The sophomore was one of hundreds of driver’s education students at Nansemond River High School who hopped into the carts to attempt texting while driving and driving with beer goggles Tuesday.
“I know I’m never going to text and drive,” Bazemore said. “I might kill someone. I was so distracted.”
For the activity, students hopped into golf carts with a driver’s education instructor in the passenger seat.
First, they drove the course without any distractions.
Then, they picked up a phone and tried to text on a cell phone with a QWERTY keyboard while navigating around cones.
Finally, they put on beer goggles and tried one more time.
Sara Smith, who teaches physical and driver’s education at Nansemond River, said the exercise was designed to show the students how dangerous texting while driving and drunken driving are.
“We thought it would be good for the kids to see, in a safe environment, the risks,” she said. “Hopefully, this will show them it’s not as easy as they think it is.”
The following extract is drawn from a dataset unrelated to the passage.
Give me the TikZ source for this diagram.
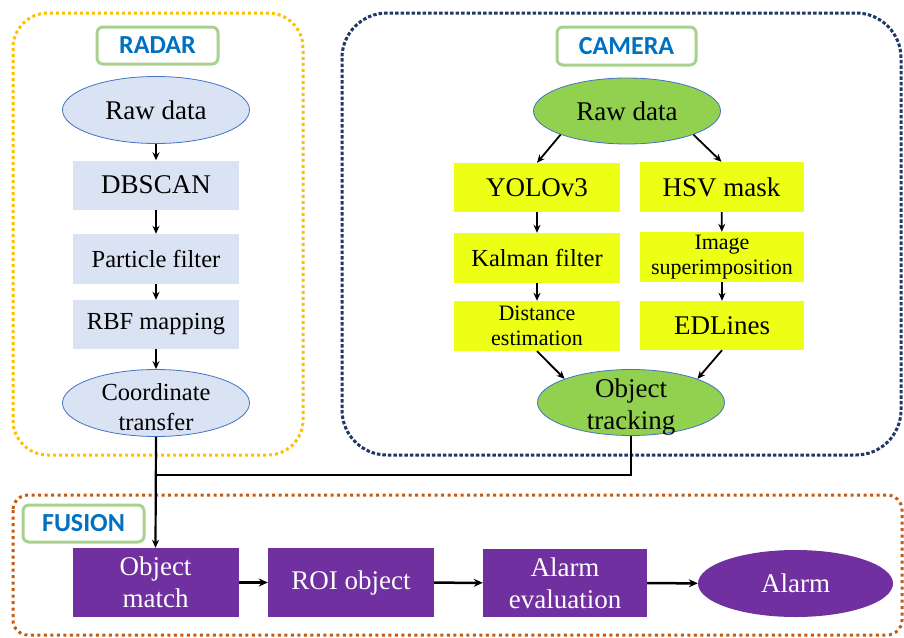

Most of the students have never been behind a wheel before, Smith said, which made the experience that much more complicated.
Britlee McPherson, who has no driving experience, said the activity showed her texting while driving is more difficult than she thought.
“I think I did terrible,” she said. “I didn’t expect it to be so hard.”
McPherson said trying to text was the harder of the two tasks, but her classmate, Bryce Dargle, who has his learner’s permit, had more trouble with the beer goggles.
“It kind of made everything on your right look like it was on your left,” he said. “It was hard.”
Dargle said he thinks this was a good experience for teenagers, who don’t think twice about how dangerous distracted driving can be.
“Every person our age thinks they can do anything and not have consequences,” he said. “Now, they can really see what happens.”